Back in 2004, a period that seems several generations removed from the present in so many ways, I reviewed the debut novel by Robert Buettner, Orphanage. (I’d point you directly to that piece now, but, as part of the SF Weekly site, it disappeared into the aether when the SciFi Channel, as it was known then, no longer lent support to their own archives. Sic transit gloria internet.) I found Buettner’s maiden offering to be a compelling slice of military SF, with a lot of humanism about it, full of realistic warfare and politics, nice characterizations, pathos, heroics and thrills. I went on to cover the next two books in the series (ditto regarding the online survival of those two reviews), Orphan’s Destiny and Orphan’s Journey, assessing them as equally well done.
Then, as these things frequently happen, I lost track of the series in the press of other assignments. But now, thanks to the miracle of Wikipedia (like Homer Simpson concerning doughnuts, I ask, “Is there anything Wikipedia can’t do?”), I discover that Buettner concluded the saga with two more books—neatly synopsized at his entry, to satisfy in a very limited way my curiosity about sheer plot—and that he launched a follow-up series that takes place a generation later. Those later books each have a handy précis as well.
Balance Point is the third entry in this new “season,” and so in some respects not perhaps the best place for me to reinsert myself into Buettner’s mythos. But you know what? Every SF book is someone’s first SF book, as the saying goes. Some reader somewhere is just discovering Buettner in 2014 and will happily work backwards if the new book intrigues them. And it can be somewhat labored and pedantic to try to encapsulate a whole saga in one small review. So let’s just dive into Balance Point and see what we find.
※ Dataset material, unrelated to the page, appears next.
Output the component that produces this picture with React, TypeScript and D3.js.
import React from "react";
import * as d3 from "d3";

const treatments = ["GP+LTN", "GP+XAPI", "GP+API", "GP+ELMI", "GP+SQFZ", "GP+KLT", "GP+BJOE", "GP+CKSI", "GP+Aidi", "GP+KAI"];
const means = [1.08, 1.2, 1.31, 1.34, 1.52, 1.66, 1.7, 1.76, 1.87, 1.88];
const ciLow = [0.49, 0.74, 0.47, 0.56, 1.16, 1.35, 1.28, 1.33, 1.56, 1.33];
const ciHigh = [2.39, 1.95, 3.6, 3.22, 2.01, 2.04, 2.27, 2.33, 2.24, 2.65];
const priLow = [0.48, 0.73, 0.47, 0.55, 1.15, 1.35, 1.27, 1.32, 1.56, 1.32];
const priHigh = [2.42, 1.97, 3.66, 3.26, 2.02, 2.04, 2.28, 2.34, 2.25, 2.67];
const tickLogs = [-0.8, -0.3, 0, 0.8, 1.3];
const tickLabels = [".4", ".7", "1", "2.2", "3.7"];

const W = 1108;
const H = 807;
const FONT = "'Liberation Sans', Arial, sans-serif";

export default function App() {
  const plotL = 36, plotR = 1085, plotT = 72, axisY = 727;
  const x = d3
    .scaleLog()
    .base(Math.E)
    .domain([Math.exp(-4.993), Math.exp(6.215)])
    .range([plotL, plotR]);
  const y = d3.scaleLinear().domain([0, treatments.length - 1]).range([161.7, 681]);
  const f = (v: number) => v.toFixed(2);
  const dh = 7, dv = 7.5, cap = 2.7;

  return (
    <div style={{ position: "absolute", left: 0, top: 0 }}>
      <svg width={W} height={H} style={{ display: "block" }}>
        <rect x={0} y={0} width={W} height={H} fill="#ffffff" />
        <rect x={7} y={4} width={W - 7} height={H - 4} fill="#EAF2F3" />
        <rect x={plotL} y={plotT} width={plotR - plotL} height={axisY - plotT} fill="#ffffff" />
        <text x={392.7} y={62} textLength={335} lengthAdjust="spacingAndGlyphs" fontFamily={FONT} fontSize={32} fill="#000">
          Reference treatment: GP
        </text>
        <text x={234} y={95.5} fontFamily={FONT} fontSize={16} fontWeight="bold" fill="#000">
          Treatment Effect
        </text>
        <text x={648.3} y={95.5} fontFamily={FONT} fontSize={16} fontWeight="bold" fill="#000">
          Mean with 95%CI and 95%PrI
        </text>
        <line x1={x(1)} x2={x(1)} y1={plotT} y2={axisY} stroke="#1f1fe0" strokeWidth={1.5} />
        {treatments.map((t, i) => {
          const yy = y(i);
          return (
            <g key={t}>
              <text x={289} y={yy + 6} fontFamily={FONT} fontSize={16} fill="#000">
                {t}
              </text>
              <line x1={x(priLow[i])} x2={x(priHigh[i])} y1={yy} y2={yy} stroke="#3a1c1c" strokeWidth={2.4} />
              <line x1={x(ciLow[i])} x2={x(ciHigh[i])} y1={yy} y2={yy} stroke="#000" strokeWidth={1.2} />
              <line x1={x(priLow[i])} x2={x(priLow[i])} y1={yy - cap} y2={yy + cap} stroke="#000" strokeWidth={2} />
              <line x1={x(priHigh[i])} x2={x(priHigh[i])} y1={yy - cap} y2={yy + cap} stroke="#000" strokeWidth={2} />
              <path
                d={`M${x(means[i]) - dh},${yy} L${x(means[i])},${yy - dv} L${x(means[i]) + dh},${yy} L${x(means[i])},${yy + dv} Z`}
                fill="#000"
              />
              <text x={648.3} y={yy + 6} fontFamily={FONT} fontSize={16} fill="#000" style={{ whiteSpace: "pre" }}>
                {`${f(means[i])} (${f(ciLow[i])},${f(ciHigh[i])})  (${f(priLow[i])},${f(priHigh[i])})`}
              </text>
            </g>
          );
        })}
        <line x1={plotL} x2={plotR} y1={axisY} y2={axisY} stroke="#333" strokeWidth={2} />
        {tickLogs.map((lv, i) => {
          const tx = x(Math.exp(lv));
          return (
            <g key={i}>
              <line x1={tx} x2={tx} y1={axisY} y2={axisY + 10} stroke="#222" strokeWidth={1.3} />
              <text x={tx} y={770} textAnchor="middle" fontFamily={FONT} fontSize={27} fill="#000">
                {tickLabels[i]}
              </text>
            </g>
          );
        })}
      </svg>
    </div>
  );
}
The book kicks off with a dramatic incident calculated to snare newbies and oldtimers alike. Our narrator, Jazen Parker, a Captain in Earth’s interstellar military, is summoned to the Okefenokee Swamp to negotiate with a rampaging alien behemoth. We instantly get a sense of the backstory with the introduction of General Hibble, a character from the earliest books, and mention of Parker’s mate, Kit Born. The colloquy between the telepathic alien troublemaker, Mort, and Parker grounds us as well, itemizing villains and allegiances.
The next chapters shift scene and point of view to another planet, Rand, and also inform us that humanity’s empire now consists of 500 worlds, with Earth possessing a monopoly on FTL ships. (Considering that in Orphanage an Earth-limited humanity was nearly on the point of extinction, this triumphalism in one generation’s time represents an optimistic philosophy indeed, partly explained and buttressed by the assimilation of previously unknown human colonies established in prehistoric times by kidnapper aliens.) Omniscient narration tracks a meeting between Bartram Cutler, a rich traitor to Earth’s interests, and Max Polian, a government man from Yavet, a planet looking to get out from under Earth’s thumb and expand their power. After getting a glimmer of their machinations, we’re back to Parker’s milieu, and the game is off.
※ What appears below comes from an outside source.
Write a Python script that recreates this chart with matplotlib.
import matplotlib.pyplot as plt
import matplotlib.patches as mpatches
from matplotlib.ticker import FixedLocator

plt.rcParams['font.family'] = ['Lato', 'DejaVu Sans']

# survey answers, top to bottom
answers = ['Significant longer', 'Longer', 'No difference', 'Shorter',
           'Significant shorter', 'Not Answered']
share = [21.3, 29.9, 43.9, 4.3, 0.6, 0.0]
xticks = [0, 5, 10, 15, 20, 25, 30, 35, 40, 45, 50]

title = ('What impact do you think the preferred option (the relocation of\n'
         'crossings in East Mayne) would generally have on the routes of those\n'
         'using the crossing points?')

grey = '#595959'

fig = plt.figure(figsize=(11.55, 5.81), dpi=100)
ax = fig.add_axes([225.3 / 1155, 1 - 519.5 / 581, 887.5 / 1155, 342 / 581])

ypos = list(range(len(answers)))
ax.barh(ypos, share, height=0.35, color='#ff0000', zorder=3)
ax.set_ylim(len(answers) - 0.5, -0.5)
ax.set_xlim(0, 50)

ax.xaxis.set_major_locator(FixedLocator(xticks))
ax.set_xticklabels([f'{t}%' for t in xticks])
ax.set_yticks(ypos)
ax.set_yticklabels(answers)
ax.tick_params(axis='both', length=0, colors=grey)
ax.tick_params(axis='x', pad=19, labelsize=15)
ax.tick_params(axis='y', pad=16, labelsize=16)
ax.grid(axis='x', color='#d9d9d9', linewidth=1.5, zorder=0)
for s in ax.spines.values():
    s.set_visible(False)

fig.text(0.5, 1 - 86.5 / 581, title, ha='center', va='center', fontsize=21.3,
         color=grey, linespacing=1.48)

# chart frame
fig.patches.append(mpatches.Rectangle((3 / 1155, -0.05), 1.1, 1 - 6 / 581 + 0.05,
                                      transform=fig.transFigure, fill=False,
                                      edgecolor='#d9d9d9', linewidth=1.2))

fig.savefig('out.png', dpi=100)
And so, with deft touches Buettner succeeds in welcoming one and all into his tale, leaping any barriers to involvement and understanding. What the happy reader gets is not the heavy-duty combat of the first series, but—given the “Cold War II” conditions that prevail—more of a spy-type adventure, mixed with a personal and emotional odyssey for Parker. Think of it as a version of Eric Frank Russell’s Wasp, or some of the Poul Anderson Flandry adventures.
First, we have the machinations of Polian that threaten to upset the “balance point” of Cold War II. And by allowing us to sympathetically inhabit the Yavet mentality, Buettner makes us perceive these as honorable, if ultimately misguided and undesirable schemes. Then we have the undercover doings of Parker and Kit, who actually move on separate tracks for most of the book, given an unfortunate falling out between the lovers. And thirdly, we get a bit of comic relief that is still integral to the spying, what with the actions of the elephantine “grezzen” named Mort, who must be returned to his native planet of Dead End in order to mate.
Without delivering too much of a spoiler—it is revealed before we get deep into the narrative—I will say that Jazen Parker proves to be the son of Jason Wander, the hero of the early books. Jazen’s drive to reunite with the birth parents he never knew while being raised on Yavet by an adoptive mother add a particularly poignant twist to the realpolitik threads.
Buettner builds an agreeable and believable relationship between Kit and Jazen, reminiscent of the husband and wife spies in Heinlein’s “Gulf.” He fashions some attractively gritty steel beach venues. He conducts his thriller action with suspense and plausibility. All the separate threads balance neatly, as if in homage to the book’s themes of balance between antagonistic polities.
In short, Buettner carries forward nobly a kind of core SF tale pioneered by writers such as Anderson, Gordon Dickson, Christopher Anvil, James Schmitz, and C. J. Cherryh, offering entertainment aplenty with thoughtful meditations on how humanity can get along with itself—or not!